Aridjis and Paris win £20,000 Eccles Centre & Hay Festival Writer’s Award

Chloe Aridjis and Daniel Saldaña Paris have won the £20,000 Eccles Centre & Hay Festival Writer’s Award for their unpublished novels.

Announced at an evening reception at the British Library last night (25th November), the two winners were selected from an eight-strong shortlist of yet-to-be-published books set across North and South America.

Both writers have received £20,000 and a year’s writing residency at the British Library to develop their books and, for the first time, a dedicated platform at Hay Festival events in the UK and Latin America.

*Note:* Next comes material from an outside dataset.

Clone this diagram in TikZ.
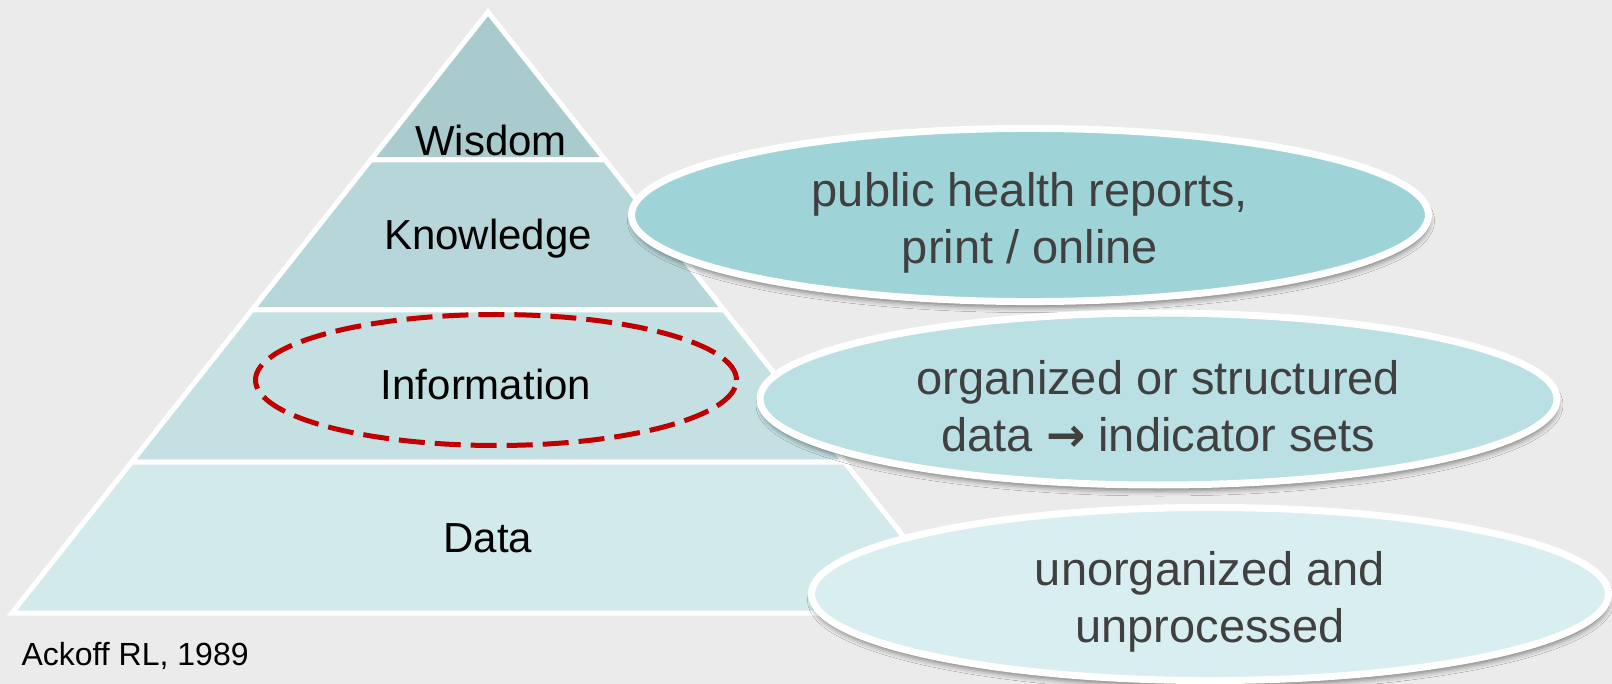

Aridjis, a Mexican writer based in London, won for her forthcoming English language novel Reports from the Land of the Bats, which will explore the complex encounters between artistic, anthropological and local interests and is set in the Mexican state of Chiapas. Aridjis plans to map out her own Chiapanecan topography using material from the British Library’s Latin American collection. She will also draw from a variety of sources including botanical manuals, political tracts, the dream chronicles of the Tzotzil Indians and early travelogues and accounts from the Conquest. 

Judge Erica Wagner said: “It was thrilling to choose Chloe as a 2020 winner of the Writer's Award. Her fifth novel, Reports from the Land of the Bats, engages deeply not only with her own personal story but also with the stories threaded through Mexico's histories: indigenous, colonial, political. Aridjis's fascinating application showed her to be a writer truly coming into her own, and we were delighted to recognize her with this award.”

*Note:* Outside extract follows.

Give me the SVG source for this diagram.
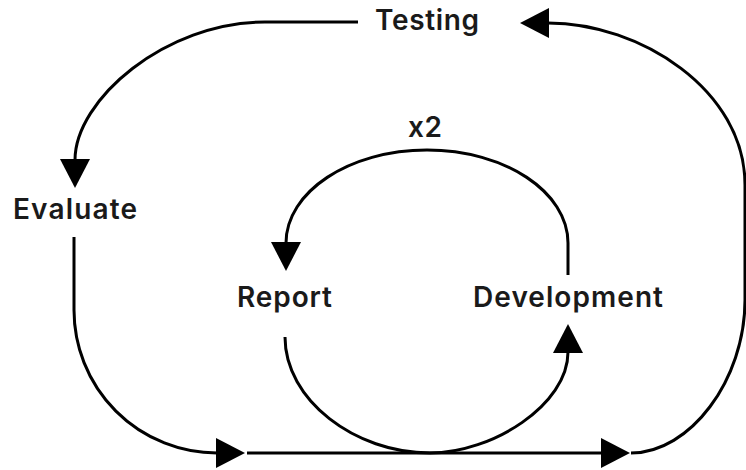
<svg xmlns="http://www.w3.org/2000/svg" width="746" height="470" viewBox="0 0 746 470">
<style>
.lbl{font-family:Inter,"Liberation Sans",sans-serif;font-weight:600;font-size:28px;fill:#1a1a1a}
.edge{fill:none;stroke:#000;stroke-width:3}
</style>
<defs>
<marker id="arr" markerUnits="userSpaceOnUse" viewBox="0 0 30 30" markerWidth="30" markerHeight="30" refX="1" refY="15" orient="auto">
<path d="M0,0 L29,15 L0,30 z" fill="#000"/>
</marker>
</defs>
<rect width="746" height="470" fill="#fff"/>
<g id="connectors">
<path class="edge" d="M358 22 L265 22 C165 22 75 100 75 160" marker-end="url(#arr)"/>
<path class="edge" d="M74 237 L74 310 A143 143 0 0 0 217 453" marker-end="url(#arr)"/>
<path class="edge" d="M247 453 L602 453" marker-end="url(#arr)"/>
<path class="edge" d="M631 453 C690 453 745 380 745 300 L745 185 C745 90 640 23 548 23" marker-end="url(#arr)"/>
<path class="edge" d="M568 275 L568 243 C568 192 505 150 427 150 C349 150 286 192 286 243" marker-end="url(#arr)"/>
<path class="edge" d="M285 337 C285 400 355 453 430 453 C492 453 568 405 568 352" marker-end="url(#arr)"/>
<text class="lbl" x="408" y="137" textLength="34" lengthAdjust="spacing">x2</text>
</g>
<g id="testing"><text class="lbl" x="375" y="30" textLength="104" lengthAdjust="spacing">Testing</text></g>
<g id="evaluate"><text class="lbl" x="13" y="219" textLength="124" lengthAdjust="spacing">Evaluate</text></g>
<g id="report"><text class="lbl" x="237" y="307" textLength="95" lengthAdjust="spacing">Report</text></g>
<g id="development"><text class="lbl" x="473" y="307" textLength="190" lengthAdjust="spacing">Development</text></g>
</svg>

Paris is an essayist, poet, and novelist born in Mexico City whose work has been translated into several languages. He received the award for his proposed novel Principio de mediocridad. The book is a story composed of four first person narrations, each an intense relationship with the history and geography of the city of Cuernavaca, Mexico. Paris will use the British Library’s Latin American collection to research the cultural history of landscapes and artistic movements in Latin America.

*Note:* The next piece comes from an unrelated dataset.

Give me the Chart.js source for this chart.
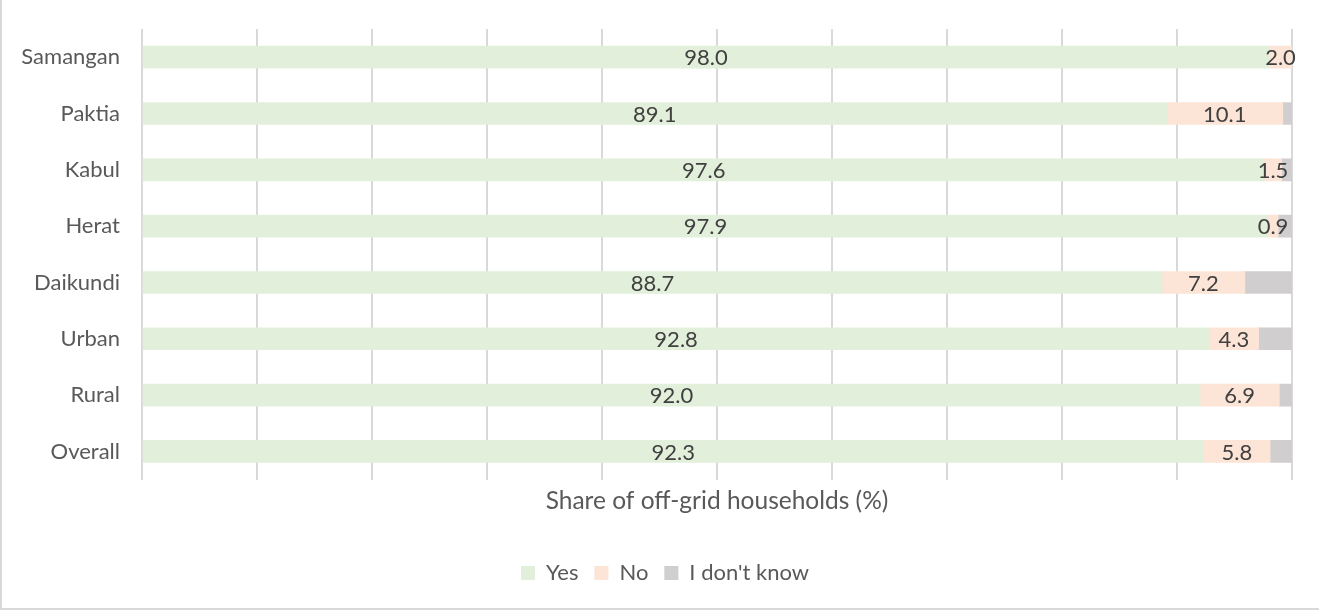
<!DOCTYPE html>
<html lang="en">
<head>
    <meta charset="UTF-8">
    <title>Share of off-grid households</title>
    <script src="https://cdn.jsdelivr.net/npm/chart.js"></script>
    <style>
        html, body {
            margin: 0;
            padding: 0;
            background: #fff;
        }

        .frame {
            position: relative;
            width: 1318px;
            height: 608px;
            border-left: 2px solid #d9d9d9;
            border-bottom: 2px solid #d9d9d9;
        }
    </style>
</head>
<body>
    <div class="frame">
        <canvas id="offGridChart"></canvas>
    </div>

    <script>
        const regions = ['Samangan', 'Paktia', 'Kabul', 'Herat', 'Daikundi', 'Urban', 'Rural', 'Overall'];
        const yesShare = [98.0, 89.1, 97.6, 97.9, 88.7, 92.8, 92.0, 92.3];
        const noShare = [2.0, 10.1, 1.5, 0.9, 7.2, 4.3, 6.9, 5.8];
        const dontKnowShare = [0.0, 0.8, 0.9, 1.2, 4.1, 2.9, 1.1, 1.9];

        const textColor = '#404040';
        const fontFamily = 'Lato, "Open Sans", sans-serif';

        // writes the value in the middle of each labelled segment
        const segmentLabels = {
            id: 'segmentLabels',
            afterDatasetsDraw(chart) {
                const ctx = chart.ctx;
                ctx.save();
                ctx.font = '22px ' + fontFamily;
                ctx.fillStyle = textColor;
                ctx.textAlign = 'center';
                ctx.textBaseline = 'middle';
                chart.data.datasets.forEach((ds, i) => {
                    if (!ds.showValues) return;
                    chart.getDatasetMeta(i).data.forEach((bar, j) => {
                        const v = ds.data[j];
                        if (!v) return;
                        const mid = (bar.x + bar.base) / 2;
                        ctx.fillText(v.toFixed(1), mid, bar.y + 1);
                    });
                });
                ctx.restore();
            }
        };

        // nudge the legend so it sits under the plot area rather than the canvas centre
        const legendShift = {
            id: 'legendShift',
            afterLayout(chart) {
                const lg = chart.legend;
                if (!lg) return;
                lg.left += 18;
                lg.right += 18;
            }
        };

        new Chart(document.getElementById('offGridChart'), {
            type: 'bar',
            data: {
                labels: regions,
                datasets: [
                    { label: 'Yes', data: yesShare, backgroundColor: '#e2efda', showValues: true },
                    { label: 'No', data: noShare, backgroundColor: '#fce4d6', showValues: true },
                    { label: "I don't know", data: dontKnowShare, backgroundColor: '#d0cece', showValues: false }
                ]
            },
            options: {
                indexAxis: 'y',
                responsive: true,
                maintainAspectRatio: false,
                animation: false,
                barThickness: 22,
                layout: {
                    padding: { top: 29, right: 28, bottom: 14, left: 0 }
                },
                scales: {
                    x: {
                        stacked: true,
                        min: 0,
                        max: 100,
                        ticks: { display: false, stepSize: 10 },
                        grid: { color: '#d9d9d9', lineWidth: 2, drawTicks: false },
                        border: { display: false },
                        title: {
                            display: true,
                            text: 'Share of off-grid households (%)',
                            color: '#595959',
                            font: { family: fontFamily, size: 24.5 },
                            padding: { top: 7, bottom: 30 }
                        }
                    },
                    y: {
                        stacked: true,
                        grid: { display: false, drawTicks: false },
                        border: { display: false },
                        ticks: {
                            color: '#595959',
                            padding: 22,
                            font: { family: fontFamily, size: 22 }
                        },
                        afterFit(scale) {
                            scale.width = 140;
                            scale.paddingTop = 0;
                            scale.paddingBottom = 0;
                        }
                    }
                },
                plugins: {
                    legend: {
                        position: 'bottom',
                        labels: {
                            color: '#595959',
                            font: { family: fontFamily, size: 22 },
                            boxWidth: 14,
                            boxHeight: 14,
                            padding: 16
                        }
                    },
                    tooltip: { enabled: false }
                }
            },
            plugins: [segmentLabels, legendShift]
        });
    </script>
</body>
</html>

Judge Catherine Eccles said: “Daniel Saldaña Paris’ multi-voiced, multi-layered proposed novel set in the Mexican city of Cuenavaca has the ambition and originality we look for in our support of writers researching in the British Library collections.  This first Spanish-language winner is the exciting beginning of a collaboration that forges links across nations and languages in a time when this is more urgent than ever.”

Also shortlisted were Nikesh Shukla for Guest Is God, Jon Lee Anderson for his forthcoming biography of Fidel Castro, Gloria Susana Esquivel for her non-fiction project The ones that were there: artists, writers, politicians, intellectuals and activists, Yara Rodrigues Fowler for Love in the time of -, Carlos Granés for American Delirium: Artistic Vanguard and Political Radicalism in Latin America, and Year of the Crisis by Nicholas Pierpan.